Turbines measuring from 36 meters up to 80 meters in height, from base to hub of the blades, were used in this study. Loss said the annual per turbine mortality rates on an annual basis increase approximately 10 fold from the shortest to the tallest turbines.
Recent research indicates larger turbines may provide more efficient energy generation, and there is a move toward installing taller and taller turbines.
“Our finding of increased turbine height being related to increased bird mortality is a cause for concern,” he said. “Bird mortality rates should be taken into consideration, in addition to energy efficiency considerations, when evaluating the greenness of different turbine types.”
The future may hold a larger cause for concern for birds as the U.S. Department of Energy has set a goal for 20 percent of the country’s electricity to be produced by wind by 2030. As more, and presumably bigger, wind turbines are introduced to the landscape, Loss estimates the mean total annual bird mortality to be roughly 1.4 million across the number of turbines needed to meet the DOE’s goal.
“To minimize bird mortality, we should be conducting thorough risk assessments before placing wind turbines. This process includes taking into account which bird species are present and where the individual turbines will be located” he said.

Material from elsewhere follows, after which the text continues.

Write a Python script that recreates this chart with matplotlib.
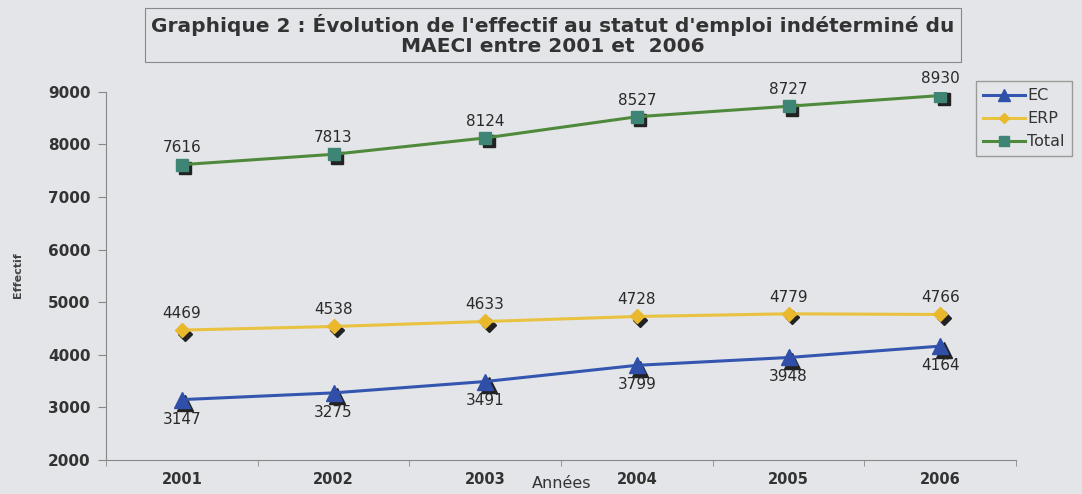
import matplotlib.pyplot as plt
import matplotlib.transforms as mtransforms

plt.rcParams['font.family'] = ['DejaVu Sans']

years = ['2001', '2002', '2003', '2004', '2005', '2006']
ec = [3147, 3275, 3491, 3799, 3948, 4164]
erp = [4469, 4538, 4633, 4728, 4779, 4766]
total = [7616, 7813, 8124, 8527, 8727, 8930]

bg = '#e3e5e8'
fig = plt.figure(figsize=(10.82, 4.94), dpi=100, facecolor=bg)
ax = fig.add_axes([0.098, 0.069, 0.841, 0.745], facecolor=bg)

x = list(range(len(years)))
series = [
    ('EC', ec, '#3556b0', '#2f4fa8', '^', 11, 'below'),
    ('ERP', erp, '#e9c23f', '#e9b82c', 'D', 7, 'above'),
    ('Total', total, '#4f8a3c', '#3e8576', 's', 9, 'above'),
]

# dark offset copy of the markers, like the Excel shadow
shadow = mtransforms.offset_copy(ax.transData, fig=fig, x=2.5, y=-2.5, units='points')
for name, vals, lc, mc, mk, ms, pos in series:
    ax.plot(x, vals, linestyle='none', marker=mk, markersize=ms, color='#222222',
            transform=shadow, zorder=2)
    ax.plot(x, vals, color=lc, linewidth=2.2, marker=mk, markersize=ms,
            markerfacecolor=mc, markeredgecolor=mc, label=name, zorder=3)
    for xi, v in zip(x, vals):
        dy = 12 if pos == 'above' else -14
        ax.annotate(str(v), (xi, v), xytext=(0, dy), textcoords='offset points',
                    ha='center', va='center', fontsize=11, color='#2a2a2a')

ax.set_xlim(-0.5, 5.5)
ax.set_ylim(2000, 9000)
ax.set_yticks(range(2000, 9001, 1000))
ax.set_xticks(x)
ax.set_xticklabels(years)
ax.set_xticks([i - 0.5 for i in range(7)], minor=True)
ax.tick_params(axis='x', which='major', length=0, pad=9, labelsize=10.5, labelcolor='#333333')
ax.tick_params(axis='x', which='minor', length=4, color='#888888')
ax.tick_params(axis='y', length=6, color='#888888', labelsize=11, labelcolor='#333333', pad=5)
for lbl in ax.get_xticklabels() + ax.get_yticklabels():
    lbl.set_fontweight('bold')
for side in ['top', 'right']:
    ax.spines[side].set_visible(False)
for side in ['left', 'bottom']:
    ax.spines[side].set_color('#888888')

fig.text(0.519, 0.012, 'Années', ha='center', fontsize=11.5, color='#333333')
fig.text(0.017, 0.443, 'Effectif', rotation=90, ha='center', va='center',
         fontsize=8, fontweight='bold', color='#444444')

fig.text(0.511, 0.929,
         "Graphique 2 : Évolution de l'effectif au statut d'emploi indéterminé du\nMAECI entre 2001 et  2006",
         ha='center', va='center', fontsize=14.5, fontweight='bold', color='#333333',
         linespacing=1.05,
         bbox=dict(boxstyle='square,pad=0.3', facecolor=bg, edgecolor='#888888', linewidth=0.8))

leg = fig.legend(loc='upper right', bbox_to_anchor=(0.998, 0.852), frameon=True,
                 fontsize=11.5, handlelength=2.6, borderpad=0.45, labelspacing=0.5,
                 fancybox=False, handletextpad=0.15, markerscale=0.75)
leg.get_frame().set_facecolor(bg)
leg.get_frame().set_edgecolor('#888888')
for t in leg.get_texts():
    t.set_color('#333333')

fig.savefig('out.png', dpi=100, facecolor=bg)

Wind facilities in the Great Plains usually have widely-spaced turbines in open areas. Wind facilities in California and along the East Coast are often along mountain ridge lines, which can be hotspots for migrating birds. These local differences in topography and turbine arrangement likely contribute to the observed regional differences in in bird mortality rates.
The “Estimates of bird collision mortality at wind facilities in the contiguous United States” paper (http://www.sciencedirect.com/science/article/pii/S0006320713003522) is the second of a five-part study into human-caused accidental bird mortality. The first, about predation by pet cats, was published this summer, while studies on mortality due to windows on buildings, power lines and vehicles are under review.